• _Direction_:
Give every line back verbatim, dropping all images.

-- begin --

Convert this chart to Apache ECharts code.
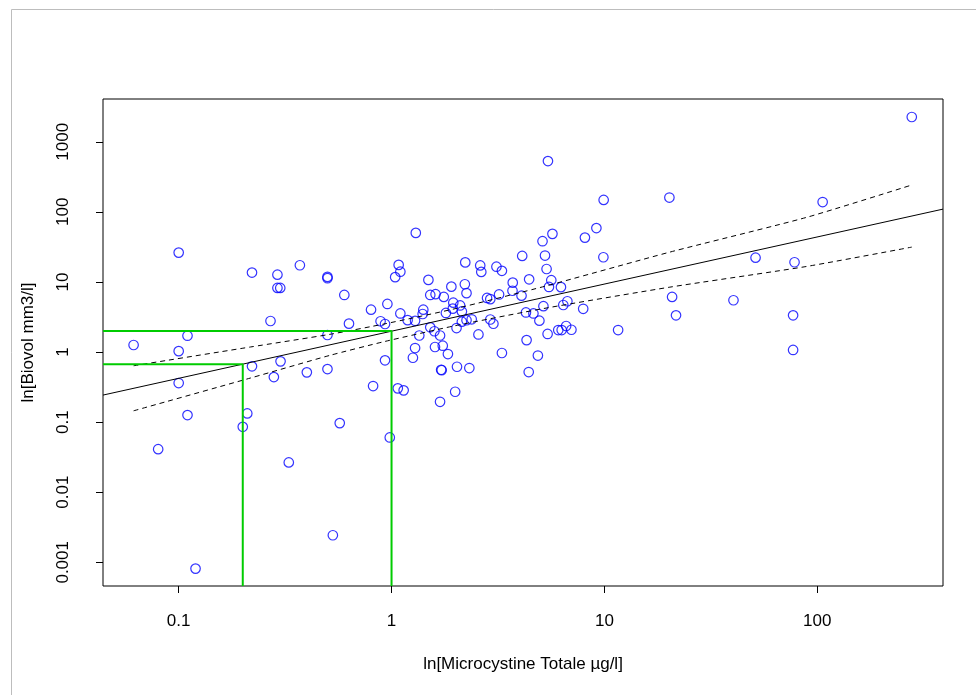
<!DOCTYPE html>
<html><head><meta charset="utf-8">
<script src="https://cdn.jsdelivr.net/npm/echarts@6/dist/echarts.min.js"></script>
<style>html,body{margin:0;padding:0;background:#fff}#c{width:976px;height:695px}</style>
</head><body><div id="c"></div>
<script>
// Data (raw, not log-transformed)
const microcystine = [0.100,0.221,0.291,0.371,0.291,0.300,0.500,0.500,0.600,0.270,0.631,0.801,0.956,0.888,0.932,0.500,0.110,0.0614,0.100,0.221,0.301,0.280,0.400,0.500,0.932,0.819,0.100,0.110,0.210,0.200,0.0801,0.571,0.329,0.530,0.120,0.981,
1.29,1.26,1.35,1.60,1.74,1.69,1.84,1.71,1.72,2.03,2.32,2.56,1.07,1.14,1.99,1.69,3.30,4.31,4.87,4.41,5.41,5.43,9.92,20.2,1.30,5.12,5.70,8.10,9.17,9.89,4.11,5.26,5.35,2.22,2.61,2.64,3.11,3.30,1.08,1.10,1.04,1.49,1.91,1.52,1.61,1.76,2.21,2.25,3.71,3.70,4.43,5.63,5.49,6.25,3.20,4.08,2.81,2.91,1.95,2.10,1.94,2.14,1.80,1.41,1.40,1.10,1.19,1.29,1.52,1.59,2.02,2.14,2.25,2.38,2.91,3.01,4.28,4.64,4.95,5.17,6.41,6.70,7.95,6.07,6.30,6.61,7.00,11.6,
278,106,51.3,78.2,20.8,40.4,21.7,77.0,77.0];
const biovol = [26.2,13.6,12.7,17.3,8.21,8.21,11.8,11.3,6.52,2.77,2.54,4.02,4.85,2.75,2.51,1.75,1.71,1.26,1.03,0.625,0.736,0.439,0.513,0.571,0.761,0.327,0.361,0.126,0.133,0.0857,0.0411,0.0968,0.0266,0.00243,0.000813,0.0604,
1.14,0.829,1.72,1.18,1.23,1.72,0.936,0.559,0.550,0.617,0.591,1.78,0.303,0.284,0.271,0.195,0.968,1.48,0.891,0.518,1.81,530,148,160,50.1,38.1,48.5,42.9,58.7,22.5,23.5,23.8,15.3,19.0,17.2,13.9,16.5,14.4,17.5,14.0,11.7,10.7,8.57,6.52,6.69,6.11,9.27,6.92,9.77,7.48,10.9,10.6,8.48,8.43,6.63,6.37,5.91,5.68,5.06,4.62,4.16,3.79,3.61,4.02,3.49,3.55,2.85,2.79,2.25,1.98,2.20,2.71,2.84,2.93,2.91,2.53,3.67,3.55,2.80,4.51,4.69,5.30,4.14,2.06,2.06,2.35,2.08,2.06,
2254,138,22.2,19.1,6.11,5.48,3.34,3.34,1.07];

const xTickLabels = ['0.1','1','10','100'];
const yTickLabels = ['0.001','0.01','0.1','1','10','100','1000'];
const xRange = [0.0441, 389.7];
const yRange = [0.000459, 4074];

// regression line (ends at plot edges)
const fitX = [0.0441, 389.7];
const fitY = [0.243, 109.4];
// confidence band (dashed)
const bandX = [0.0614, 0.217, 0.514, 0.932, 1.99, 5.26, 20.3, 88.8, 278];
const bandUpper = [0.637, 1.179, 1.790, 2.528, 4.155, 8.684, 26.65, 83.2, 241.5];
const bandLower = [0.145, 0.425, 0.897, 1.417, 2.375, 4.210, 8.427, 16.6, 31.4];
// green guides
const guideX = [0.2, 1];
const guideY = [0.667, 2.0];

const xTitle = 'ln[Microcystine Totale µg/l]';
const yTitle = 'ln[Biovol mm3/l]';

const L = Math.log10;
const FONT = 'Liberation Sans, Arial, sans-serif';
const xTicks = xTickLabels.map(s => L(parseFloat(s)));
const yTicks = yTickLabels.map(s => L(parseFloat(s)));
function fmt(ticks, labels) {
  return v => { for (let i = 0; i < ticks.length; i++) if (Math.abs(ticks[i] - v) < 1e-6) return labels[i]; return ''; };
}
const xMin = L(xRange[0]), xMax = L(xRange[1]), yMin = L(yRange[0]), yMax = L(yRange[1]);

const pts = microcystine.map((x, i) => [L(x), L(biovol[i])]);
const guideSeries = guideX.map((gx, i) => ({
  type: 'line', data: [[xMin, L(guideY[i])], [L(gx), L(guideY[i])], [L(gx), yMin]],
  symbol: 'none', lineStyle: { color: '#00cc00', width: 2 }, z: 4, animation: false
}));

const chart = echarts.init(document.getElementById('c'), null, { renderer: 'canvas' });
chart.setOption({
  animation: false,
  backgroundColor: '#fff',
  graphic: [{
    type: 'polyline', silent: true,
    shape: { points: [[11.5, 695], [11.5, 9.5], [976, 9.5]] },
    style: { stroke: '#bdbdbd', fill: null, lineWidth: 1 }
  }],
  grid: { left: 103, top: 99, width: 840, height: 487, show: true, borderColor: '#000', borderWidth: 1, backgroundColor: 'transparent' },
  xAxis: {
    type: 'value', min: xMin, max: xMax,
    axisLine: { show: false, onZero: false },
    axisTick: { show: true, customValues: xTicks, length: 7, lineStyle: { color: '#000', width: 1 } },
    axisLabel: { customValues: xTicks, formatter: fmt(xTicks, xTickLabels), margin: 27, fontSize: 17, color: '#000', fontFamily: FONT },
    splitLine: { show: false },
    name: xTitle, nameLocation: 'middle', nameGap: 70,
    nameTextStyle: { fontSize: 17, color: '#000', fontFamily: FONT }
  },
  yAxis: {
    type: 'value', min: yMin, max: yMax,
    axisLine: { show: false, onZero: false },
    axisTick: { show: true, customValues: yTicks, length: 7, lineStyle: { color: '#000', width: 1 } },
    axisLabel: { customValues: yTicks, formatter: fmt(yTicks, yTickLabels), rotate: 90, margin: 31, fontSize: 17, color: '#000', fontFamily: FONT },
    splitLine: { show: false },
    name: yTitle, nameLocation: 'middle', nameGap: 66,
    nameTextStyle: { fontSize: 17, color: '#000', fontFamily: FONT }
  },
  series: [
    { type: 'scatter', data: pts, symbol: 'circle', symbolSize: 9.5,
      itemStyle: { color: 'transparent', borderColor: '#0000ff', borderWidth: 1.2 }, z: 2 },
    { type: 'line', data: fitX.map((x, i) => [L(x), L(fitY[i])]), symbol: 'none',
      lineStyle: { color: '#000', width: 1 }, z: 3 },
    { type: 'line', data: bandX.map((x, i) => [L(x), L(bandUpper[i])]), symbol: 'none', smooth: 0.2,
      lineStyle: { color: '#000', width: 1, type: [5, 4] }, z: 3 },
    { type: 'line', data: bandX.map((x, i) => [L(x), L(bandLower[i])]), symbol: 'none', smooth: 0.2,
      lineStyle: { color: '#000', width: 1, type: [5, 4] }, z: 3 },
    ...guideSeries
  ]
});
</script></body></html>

-- end --

• _Worked answer_:
Convert this chart to Apache ECharts code.
<!DOCTYPE html>
<html><head><meta charset="utf-8">
<script src="https://cdn.jsdelivr.net/npm/echarts@6/dist/echarts.min.js"></script>
<style>html,body{margin:0;padding:0;background:#fff}#c{width:976px;height:695px}</style>
</head><body><div id="c"></div>
<script>
// Data (raw, not log-transformed)
const microcystine = [0.100,0.221,0.291,0.371,0.291,0.300,0.500,0.500,0.600,0.270,0.631,0.801,0.956,0.888,0.932,0.500,0.110,0.0614,0.100,0.221,0.301,0.280,0.400,0.500,0.932,0.819,0.100,0.110,0.210,0.200,0.0801,0.571,0.329,0.530,0.120,0.981,
1.29,1.26,1.35,1.60,1.74,1.69,1.84,1.71,1.72,2.03,2.32,2.56,1.07,1.14,1.99,1.69,3.30,4.31,4.87,4.41,5.41,5.43,9.92,20.2,1.30,5.12,5.70,8.10,9.17,9.89,4.11,5.26,5.35,2.22,2.61,2.64,3.11,3.30,1.08,1.10,1.04,1.49,1.91,1.52,1.61,1.76,2.21,2.25,3.71,3.70,4.43,5.63,5.49,6.25,3.20,4.08,2.81,2.91,1.95,2.10,1.94,2.14,1.80,1.41,1.40,1.10,1.19,1.29,1.52,1.59,2.02,2.14,2.25,2.38,2.91,3.01,4.28,4.64,4.95,5.17,6.41,6.70,7.95,6.07,6.30,6.61,7.00,11.6,
278,106,51.3,78.2,20.8,40.4,21.7,77.0,77.0];
const biovol = [26.2,13.6,12.7,17.3,8.21,8.21,11.8,11.3,6.52,2.77,2.54,4.02,4.85,2.75,2.51,1.75,1.71,1.26,1.03,0.625,0.736,0.439,0.513,0.571,0.761,0.327,0.361,0.126,0.133,0.0857,0.0411,0.0968,0.0266,0.00243,0.000813,0.0604,
1.14,0.829,1.72,1.18,1.23,1.72,0.936,0.559,0.550,0.617,0.591,1.78,0.303,0.284,0.271,0.195,0.968,1.48,0.891,0.518,1.81,530,148,160,50.1,38.1,48.5,42.9,58.7,22.5,23.5,23.8,15.3,19.0,17.2,13.9,16.5,14.4,17.5,14.0,11.7,10.7,8.57,6.52,6.69,6.11,9.27,6.92,9.77,7.48,10.9,10.6,8.48,8.43,6.63,6.37,5.91,5.68,5.06,4.62,4.16,3.79,3.61,4.02,3.49,3.55,2.85,2.79,2.25,1.98,2.20,2.71,2.84,2.93,2.91,2.53,3.67,3.55,2.80,4.51,4.69,5.30,4.14,2.06,2.06,2.35,2.08,2.06,
2254,138,22.2,19.1,6.11,5.48,3.34,3.34,1.07];

const xTickLabels = ['0.1','1','10','100'];
const yTickLabels = ['0.001','0.01','0.1','1','10','100','1000'];
const xRange = [0.0441, 389.7];
const yRange = [0.000459, 4074];

// regression line (ends at plot edges)
const fitX = [0.0441, 389.7];
const fitY = [0.243, 109.4];
// confidence band (dashed)
const bandX = [0.0614, 0.217, 0.514, 0.932, 1.99, 5.26, 20.3, 88.8, 278];
const bandUpper = [0.637, 1.179, 1.790, 2.528, 4.155, 8.684, 26.65, 83.2, 241.5];
const bandLower = [0.145, 0.425, 0.897, 1.417, 2.375, 4.210, 8.427, 16.6, 31.4];
// green guides
const guideX = [0.2, 1];
const guideY = [0.667, 2.0];

const xTitle = 'ln[Microcystine Totale µg/l]';
const yTitle = 'ln[Biovol mm3/l]';

const L = Math.log10;
const FONT = 'Liberation Sans, Arial, sans-serif';
const xTicks = xTickLabels.map(s => L(parseFloat(s)));
const yTicks = yTickLabels.map(s => L(parseFloat(s)));
function fmt(ticks, labels) {
  return v => { for (let i = 0; i < ticks.length; i++) if (Math.abs(ticks[i] - v) < 1e-6) return labels[i]; return ''; };
}
const xMin = L(xRange[0]), xMax = L(xRange[1]), yMin = L(yRange[0]), yMax = L(yRange[1]);

const pts = microcystine.map((x, i) => [L(x), L(biovol[i])]);
const guideSeries = guideX.map((gx, i) => ({
  type: 'line', data: [[xMin, L(guideY[i])], [L(gx), L(guideY[i])], [L(gx), yMin]],
  symbol: 'none', lineStyle: { color: '#00cc00', width: 2 }, z: 4, animation: false
}));

const chart = echarts.init(document.getElementById('c'), null, { renderer: 'canvas' });
chart.setOption({
  animation: false,
  backgroundColor: '#fff',
  graphic: [{
    type: 'polyline', silent: true,
    shape: { points: [[11.5, 695], [11.5, 9.5], [976, 9.5]] },
    style: { stroke: '#bdbdbd', fill: null, lineWidth: 1 }
  }],
  grid: { left: 103, top: 99, width: 840, height: 487, show: true, borderColor: '#000', borderWidth: 1, backgroundColor: 'transparent' },
  xAxis: {
    type: 'value', min: xMin, max: xMax,
    axisLine: { show: false, onZero: false },
    axisTick: { show: true, customValues: xTicks, length: 7, lineStyle: { color: '#000', width: 1 } },
    axisLabel: { customValues: xTicks, formatter: fmt(xTicks, xTickLabels), margin: 27, fontSize: 17, color: '#000', fontFamily: FONT },
    splitLine: { show: false },
    name: xTitle, nameLocation: 'middle', nameGap: 70,
    nameTextStyle: { fontSize: 17, color: '#000', fontFamily: FONT }
  },
  yAxis: {
    type: 'value', min: yMin, max: yMax,
    axisLine: { show: false, onZero: false },
    axisTick: { show: true, customValues: yTicks, length: 7, lineStyle: { color: '#000', width: 1 } },
    axisLabel: { customValues: yTicks, formatter: fmt(yTicks, yTickLabels), rotate: 90, margin: 31, fontSize: 17, color: '#000', fontFamily: FONT },
    splitLine: { show: false },
    name: yTitle, nameLocation: 'middle', nameGap: 66,
    nameTextStyle: { fontSize: 17, color: '#000', fontFamily: FONT }
  },
  series: [
    { type: 'scatter', data: pts, symbol: 'circle', symbolSize: 9.5,
      itemStyle: { color: 'transparent', borderColor: '#0000ff', borderWidth: 1.2 }, z: 2 },
    { type: 'line', data: fitX.map((x, i) => [L(x), L(fitY[i])]), symbol: 'none',
      lineStyle: { color: '#000', width: 1 }, z: 3 },
    { type: 'line', data: bandX.map((x, i) => [L(x), L(bandUpper[i])]), symbol: 'none', smooth: 0.2,
      lineStyle: { color: '#000', width: 1, type: [5, 4] }, z: 3 },
    { type: 'line', data: bandX.map((x, i) => [L(x), L(bandLower[i])]), symbol: 'none', smooth: 0.2,
      lineStyle: { color: '#000', width: 1, type: [5, 4] }, z: 3 },
    ...guideSeries
  ]
});
</script></body></html>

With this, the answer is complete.